SUPPLIED DATA =

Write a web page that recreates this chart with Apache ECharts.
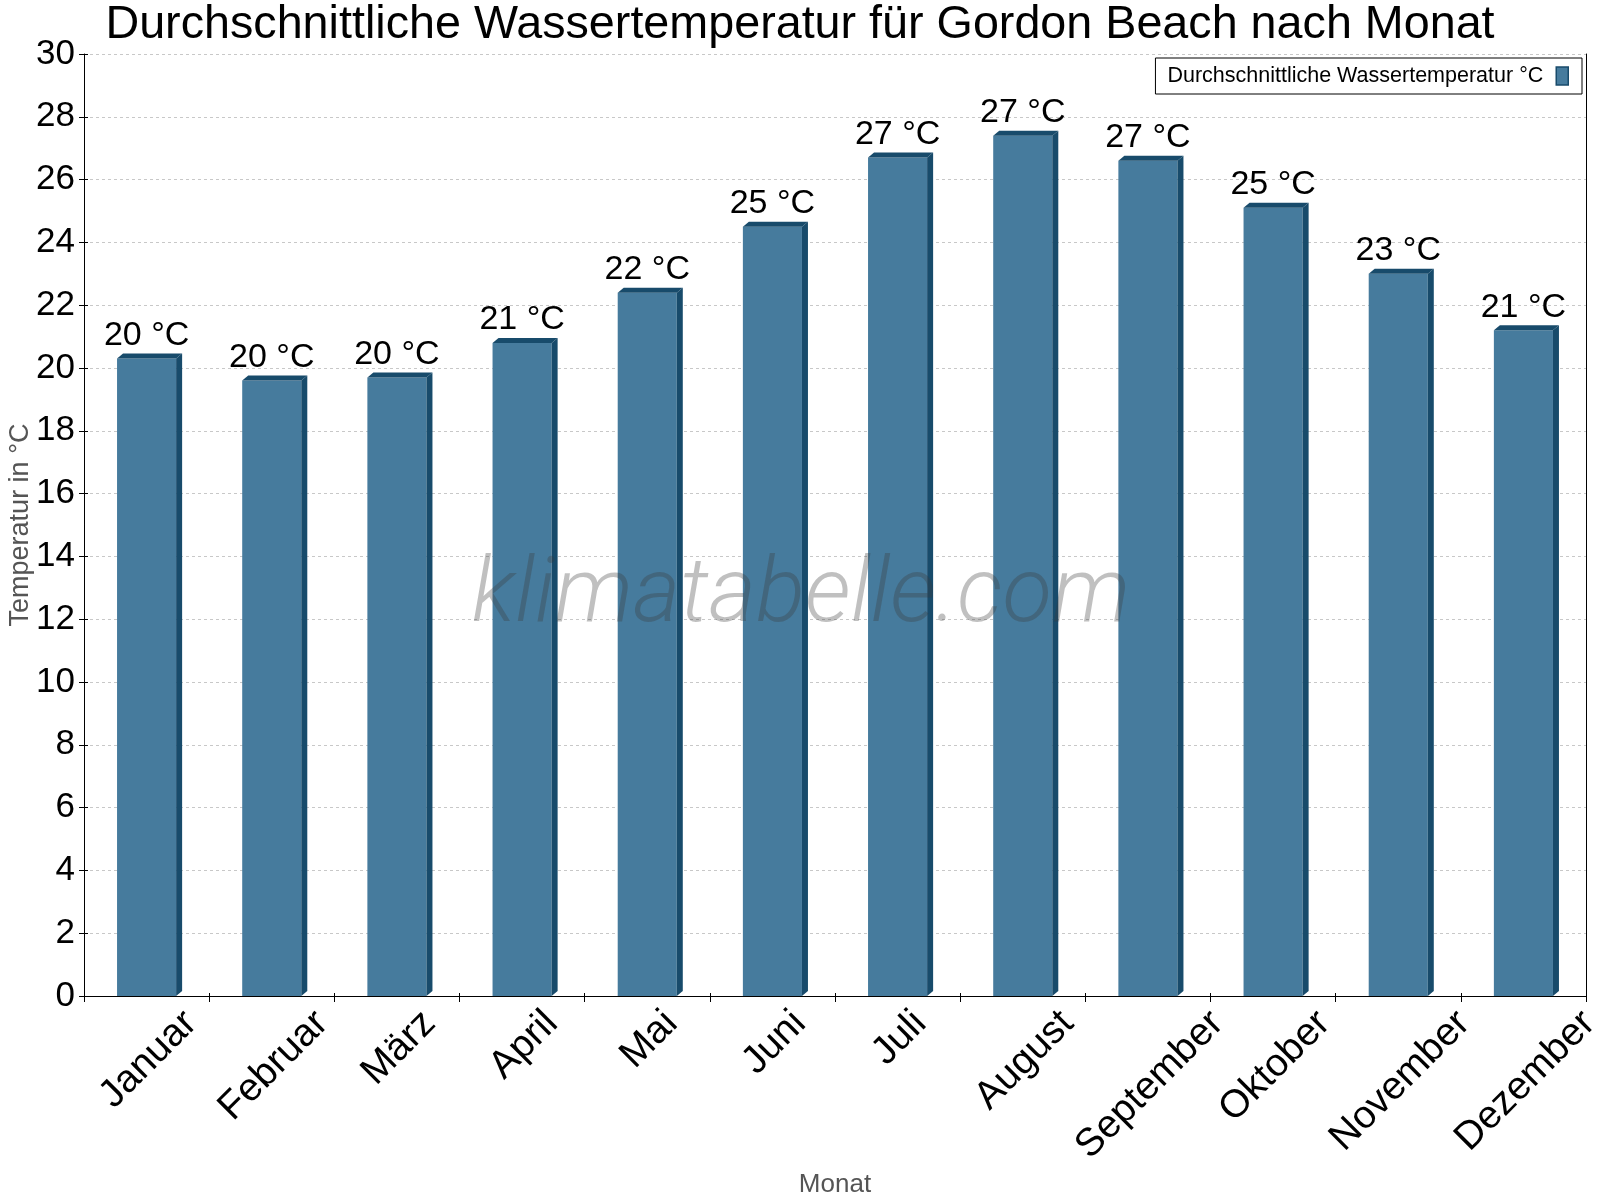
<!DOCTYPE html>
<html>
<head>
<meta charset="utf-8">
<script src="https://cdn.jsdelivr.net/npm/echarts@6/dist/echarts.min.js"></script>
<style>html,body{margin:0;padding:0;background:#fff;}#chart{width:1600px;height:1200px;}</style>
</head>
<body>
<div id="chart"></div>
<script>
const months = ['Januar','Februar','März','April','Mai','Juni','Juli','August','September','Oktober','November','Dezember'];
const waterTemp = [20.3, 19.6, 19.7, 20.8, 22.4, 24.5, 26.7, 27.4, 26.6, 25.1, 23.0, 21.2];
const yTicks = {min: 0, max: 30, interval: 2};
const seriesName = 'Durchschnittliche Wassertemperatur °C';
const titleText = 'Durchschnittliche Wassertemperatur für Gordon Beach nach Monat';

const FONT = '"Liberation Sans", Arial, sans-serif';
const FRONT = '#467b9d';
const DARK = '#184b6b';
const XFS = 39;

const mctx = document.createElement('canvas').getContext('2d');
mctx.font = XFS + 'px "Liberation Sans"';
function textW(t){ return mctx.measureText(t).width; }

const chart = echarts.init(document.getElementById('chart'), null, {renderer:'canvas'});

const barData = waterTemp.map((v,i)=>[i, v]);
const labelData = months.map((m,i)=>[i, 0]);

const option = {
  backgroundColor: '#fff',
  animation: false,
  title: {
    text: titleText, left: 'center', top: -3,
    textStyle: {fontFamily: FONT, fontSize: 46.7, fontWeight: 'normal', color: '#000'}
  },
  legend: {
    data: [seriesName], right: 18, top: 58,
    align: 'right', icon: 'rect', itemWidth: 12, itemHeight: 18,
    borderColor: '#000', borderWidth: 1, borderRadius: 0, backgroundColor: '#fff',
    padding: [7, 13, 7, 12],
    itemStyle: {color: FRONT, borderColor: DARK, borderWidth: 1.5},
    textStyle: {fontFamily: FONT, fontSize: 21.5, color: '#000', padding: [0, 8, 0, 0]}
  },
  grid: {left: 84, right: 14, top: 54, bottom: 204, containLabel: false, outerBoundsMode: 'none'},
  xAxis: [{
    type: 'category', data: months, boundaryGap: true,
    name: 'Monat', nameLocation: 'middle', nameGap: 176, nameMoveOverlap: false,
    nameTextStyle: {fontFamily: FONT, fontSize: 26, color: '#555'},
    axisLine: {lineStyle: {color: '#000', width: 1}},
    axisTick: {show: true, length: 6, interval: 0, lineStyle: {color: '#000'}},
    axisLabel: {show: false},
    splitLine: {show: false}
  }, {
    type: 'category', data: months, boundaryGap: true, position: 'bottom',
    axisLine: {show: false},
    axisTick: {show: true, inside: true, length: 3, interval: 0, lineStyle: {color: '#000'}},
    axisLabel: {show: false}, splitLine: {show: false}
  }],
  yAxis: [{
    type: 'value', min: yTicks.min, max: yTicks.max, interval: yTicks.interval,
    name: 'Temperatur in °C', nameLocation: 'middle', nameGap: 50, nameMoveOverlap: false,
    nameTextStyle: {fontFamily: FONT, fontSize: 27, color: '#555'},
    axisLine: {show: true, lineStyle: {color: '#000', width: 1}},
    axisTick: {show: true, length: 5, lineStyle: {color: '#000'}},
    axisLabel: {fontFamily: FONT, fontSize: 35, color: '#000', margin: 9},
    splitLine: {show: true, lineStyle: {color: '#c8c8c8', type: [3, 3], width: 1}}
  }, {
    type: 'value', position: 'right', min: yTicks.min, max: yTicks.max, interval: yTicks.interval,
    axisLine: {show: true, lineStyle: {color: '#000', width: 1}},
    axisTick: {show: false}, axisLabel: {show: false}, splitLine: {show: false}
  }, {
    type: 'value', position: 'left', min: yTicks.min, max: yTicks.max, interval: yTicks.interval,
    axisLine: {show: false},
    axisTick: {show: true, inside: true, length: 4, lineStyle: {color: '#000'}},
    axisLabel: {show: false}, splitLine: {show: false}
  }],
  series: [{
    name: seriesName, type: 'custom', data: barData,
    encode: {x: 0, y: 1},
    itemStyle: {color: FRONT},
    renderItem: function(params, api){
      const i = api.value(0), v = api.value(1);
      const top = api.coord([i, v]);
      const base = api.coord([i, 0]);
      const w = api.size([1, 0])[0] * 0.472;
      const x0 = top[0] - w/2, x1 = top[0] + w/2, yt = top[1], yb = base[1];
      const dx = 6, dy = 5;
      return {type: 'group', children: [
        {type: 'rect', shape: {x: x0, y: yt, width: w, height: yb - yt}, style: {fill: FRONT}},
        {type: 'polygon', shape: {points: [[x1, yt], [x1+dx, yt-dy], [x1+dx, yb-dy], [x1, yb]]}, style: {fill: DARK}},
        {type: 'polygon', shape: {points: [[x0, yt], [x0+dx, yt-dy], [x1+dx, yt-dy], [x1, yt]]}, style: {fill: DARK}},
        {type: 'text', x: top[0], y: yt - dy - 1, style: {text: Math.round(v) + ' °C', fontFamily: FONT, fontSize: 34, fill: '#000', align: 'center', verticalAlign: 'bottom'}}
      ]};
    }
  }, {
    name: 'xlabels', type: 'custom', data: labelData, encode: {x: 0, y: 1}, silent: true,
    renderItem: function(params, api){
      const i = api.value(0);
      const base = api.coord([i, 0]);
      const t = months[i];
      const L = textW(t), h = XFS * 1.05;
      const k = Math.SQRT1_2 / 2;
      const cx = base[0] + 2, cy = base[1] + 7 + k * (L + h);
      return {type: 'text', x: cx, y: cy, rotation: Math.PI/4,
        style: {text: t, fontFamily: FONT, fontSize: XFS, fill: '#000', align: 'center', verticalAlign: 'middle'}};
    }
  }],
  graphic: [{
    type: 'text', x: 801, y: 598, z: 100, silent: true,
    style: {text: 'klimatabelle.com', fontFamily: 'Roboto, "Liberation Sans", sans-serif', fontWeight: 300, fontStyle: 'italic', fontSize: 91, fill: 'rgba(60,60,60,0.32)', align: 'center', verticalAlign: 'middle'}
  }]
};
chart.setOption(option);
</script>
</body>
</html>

WRITTEN TASK =
Skip the pictures, then retype every line above exactly.

EXERCISE ANSWER =
Write a web page that recreates this chart with Apache ECharts.
<!DOCTYPE html>
<html>
<head>
<meta charset="utf-8">
<script src="https://cdn.jsdelivr.net/npm/echarts@6/dist/echarts.min.js"></script>
<style>html,body{margin:0;padding:0;background:#fff;}#chart{width:1600px;height:1200px;}</style>
</head>
<body>
<div id="chart"></div>
<script>
const months = ['Januar','Februar','März','April','Mai','Juni','Juli','August','September','Oktober','November','Dezember'];
const waterTemp = [20.3, 19.6, 19.7, 20.8, 22.4, 24.5, 26.7, 27.4, 26.6, 25.1, 23.0, 21.2];
const yTicks = {min: 0, max: 30, interval: 2};
const seriesName = 'Durchschnittliche Wassertemperatur °C';
const titleText = 'Durchschnittliche Wassertemperatur für Gordon Beach nach Monat';

const FONT = '"Liberation Sans", Arial, sans-serif';
const FRONT = '#467b9d';
const DARK = '#184b6b';
const XFS = 39;

const mctx = document.createElement('canvas').getContext('2d');
mctx.font = XFS + 'px "Liberation Sans"';
function textW(t){ return mctx.measureText(t).width; }

const chart = echarts.init(document.getElementById('chart'), null, {renderer:'canvas'});

const barData = waterTemp.map((v,i)=>[i, v]);
const labelData = months.map((m,i)=>[i, 0]);

const option = {
  backgroundColor: '#fff',
  animation: false,
  title: {
    text: titleText, left: 'center', top: -3,
    textStyle: {fontFamily: FONT, fontSize: 46.7, fontWeight: 'normal', color: '#000'}
  },
  legend: {
    data: [seriesName], right: 18, top: 58,
    align: 'right', icon: 'rect', itemWidth: 12, itemHeight: 18,
    borderColor: '#000', borderWidth: 1, borderRadius: 0, backgroundColor: '#fff',
    padding: [7, 13, 7, 12],
    itemStyle: {color: FRONT, borderColor: DARK, borderWidth: 1.5},
    textStyle: {fontFamily: FONT, fontSize: 21.5, color: '#000', padding: [0, 8, 0, 0]}
  },
  grid: {left: 84, right: 14, top: 54, bottom: 204, containLabel: false, outerBoundsMode: 'none'},
  xAxis: [{
    type: 'category', data: months, boundaryGap: true,
    name: 'Monat', nameLocation: 'middle', nameGap: 176, nameMoveOverlap: false,
    nameTextStyle: {fontFamily: FONT, fontSize: 26, color: '#555'},
    axisLine: {lineStyle: {color: '#000', width: 1}},
    axisTick: {show: true, length: 6, interval: 0, lineStyle: {color: '#000'}},
    axisLabel: {show: false},
    splitLine: {show: false}
  }, {
    type: 'category', data: months, boundaryGap: true, position: 'bottom',
    axisLine: {show: false},
    axisTick: {show: true, inside: true, length: 3, interval: 0, lineStyle: {color: '#000'}},
    axisLabel: {show: false}, splitLine: {show: false}
  }],
  yAxis: [{
    type: 'value', min: yTicks.min, max: yTicks.max, interval: yTicks.interval,
    name: 'Temperatur in °C', nameLocation: 'middle', nameGap: 50, nameMoveOverlap: false,
    nameTextStyle: {fontFamily: FONT, fontSize: 27, color: '#555'},
    axisLine: {show: true, lineStyle: {color: '#000', width: 1}},
    axisTick: {show: true, length: 5, lineStyle: {color: '#000'}},
    axisLabel: {fontFamily: FONT, fontSize: 35, color: '#000', margin: 9},
    splitLine: {show: true, lineStyle: {color: '#c8c8c8', type: [3, 3], width: 1}}
  }, {
    type: 'value', position: 'right', min: yTicks.min, max: yTicks.max, interval: yTicks.interval,
    axisLine: {show: true, lineStyle: {color: '#000', width: 1}},
    axisTick: {show: false}, axisLabel: {show: false}, splitLine: {show: false}
  }, {
    type: 'value', position: 'left', min: yTicks.min, max: yTicks.max, interval: yTicks.interval,
    axisLine: {show: false},
    axisTick: {show: true, inside: true, length: 4, lineStyle: {color: '#000'}},
    axisLabel: {show: false}, splitLine: {show: false}
  }],
  series: [{
    name: seriesName, type: 'custom', data: barData,
    encode: {x: 0, y: 1},
    itemStyle: {color: FRONT},
    renderItem: function(params, api){
      const i = api.value(0), v = api.value(1);
      const top = api.coord([i, v]);
      const base = api.coord([i, 0]);
      const w = api.size([1, 0])[0] * 0.472;
      const x0 = top[0] - w/2, x1 = top[0] + w/2, yt = top[1], yb = base[1];
      const dx = 6, dy = 5;
      return {type: 'group', children: [
        {type: 'rect', shape: {x: x0, y: yt, width: w, height: yb - yt}, style: {fill: FRONT}},
        {type: 'polygon', shape: {points: [[x1, yt], [x1+dx, yt-dy], [x1+dx, yb-dy], [x1, yb]]}, style: {fill: DARK}},
        {type: 'polygon', shape: {points: [[x0, yt], [x0+dx, yt-dy], [x1+dx, yt-dy], [x1, yt]]}, style: {fill: DARK}},
        {type: 'text', x: top[0], y: yt - dy - 1, style: {text: Math.round(v) + ' °C', fontFamily: FONT, fontSize: 34, fill: '#000', align: 'center', verticalAlign: 'bottom'}}
      ]};
    }
  }, {
    name: 'xlabels', type: 'custom', data: labelData, encode: {x: 0, y: 1}, silent: true,
    renderItem: function(params, api){
      const i = api.value(0);
      const base = api.coord([i, 0]);
      const t = months[i];
      const L = textW(t), h = XFS * 1.05;
      const k = Math.SQRT1_2 / 2;
      const cx = base[0] + 2, cy = base[1] + 7 + k * (L + h);
      return {type: 'text', x: cx, y: cy, rotation: Math.PI/4,
        style: {text: t, fontFamily: FONT, fontSize: XFS, fill: '#000', align: 'center', verticalAlign: 'middle'}};
    }
  }],
  graphic: [{
    type: 'text', x: 801, y: 598, z: 100, silent: true,
    style: {text: 'klimatabelle.com', fontFamily: 'Roboto, "Liberation Sans", sans-serif', fontWeight: 300, fontStyle: 'italic', fontSize: 91, fill: 'rgba(60,60,60,0.32)', align: 'center', verticalAlign: 'middle'}
  }]
};
chart.setOption(option);
</script>
</body>
</html>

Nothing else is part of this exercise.